What Would You Do if a Family Member Stole From Your Company?



By: Ruth King

 

What do you do if a family member steals from the company?

Most business owners don’t think twice about letting a spouse, another family member, or even a trusted employee have check signing authority on the business bank accounts.

A sad, but true story:

Three siblings own and operate a company.  Each sibling has his/her area of expertise and is good in that area.  They make joint decisions about the direction of the company.  Each trusts the other two siblings to do their job well.  They all have check signing authority on the company bank accounts.

One of the siblings, who was responsible for the financial side of the company, got hooked on drugs. The other two siblings knew this sibling had a drug problem.  But, they had been promised by this sibling that she had “kicked the habit.” Unfortunately, this wasn’t true.

This sibling slowly started taking money out of the business checking account to fund the drug habit.  It wasn’t caught by the other two siblings until they started having cash flow problems.

What would you do?

Your husband, wife, or other relative, or long time trusted employee is siphoning money to fund a drug habit.  And, what’s worse, that person may own a part of the company!

First, immediately take that person’s check signing privileges away. This means going to the bank and signing new signature cards.  No more money gets siphoned out of the company.

Second, remove check temptation from that person.  Put them in another location, under lock and key, unless they are being used. In this case, they had to remove her from the financial side of the business and insisted that she went to a rehabilitation facility.

Third, tell that person that he/she no longer has check signing authority and the signature cards have been changed.

Fourth, the other siblings must be more involved in the financial side of the business.  They also have to keep an eye on cash.  This would have been caught more quickly before the cash flow problems began.
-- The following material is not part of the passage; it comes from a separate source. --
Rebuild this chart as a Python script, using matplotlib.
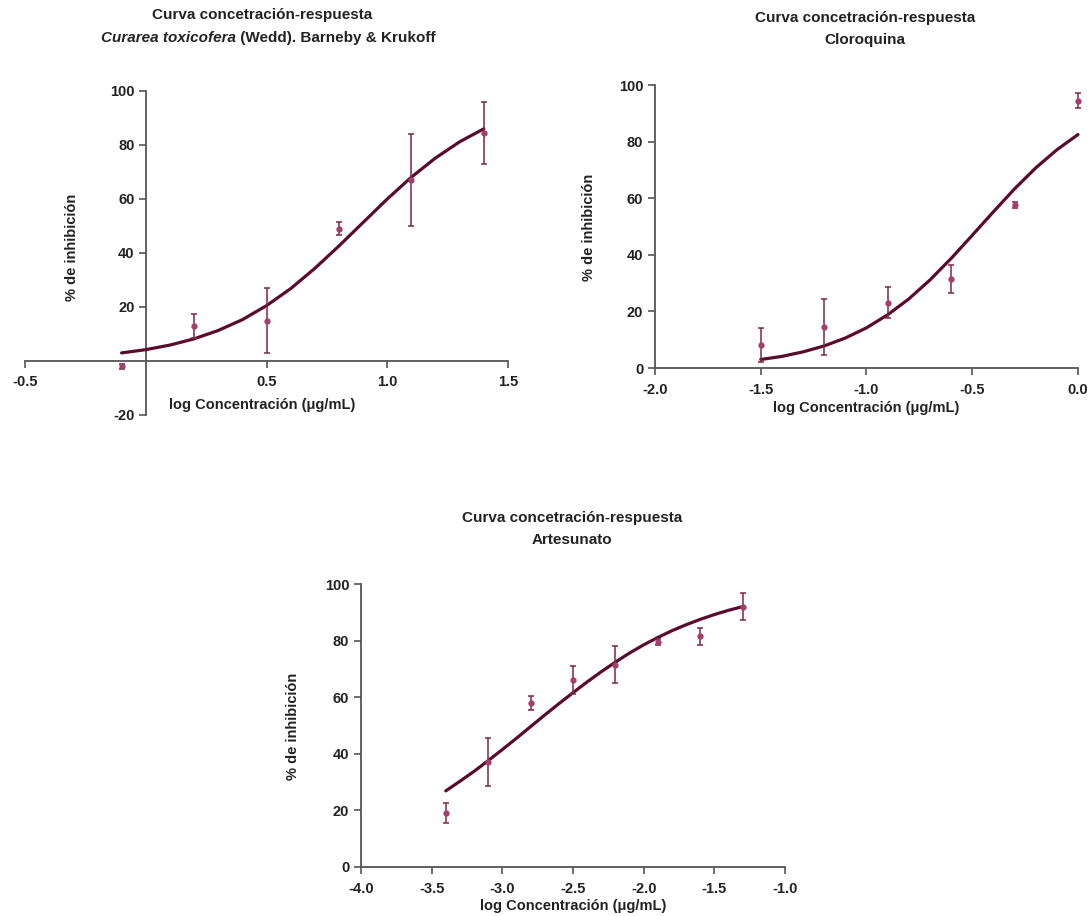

In this case they had to hire a bookkeeper.

Company ownership is a sticky situation.  Hopefully you have a contingency plan in place for what happens when an owner gets divorced (can be very nasty), dies, is disabled, has an illness, or is doing illegal activities, and more.

Assuming that you have an agreement in place, enforce the agreement.  I promise you it’s not fun, especially with a family member that you love.  However, it must be done for the long term survival of the company.

And, always keep an eye on cash – even if a trusted sibling has the day to day financial responsibility.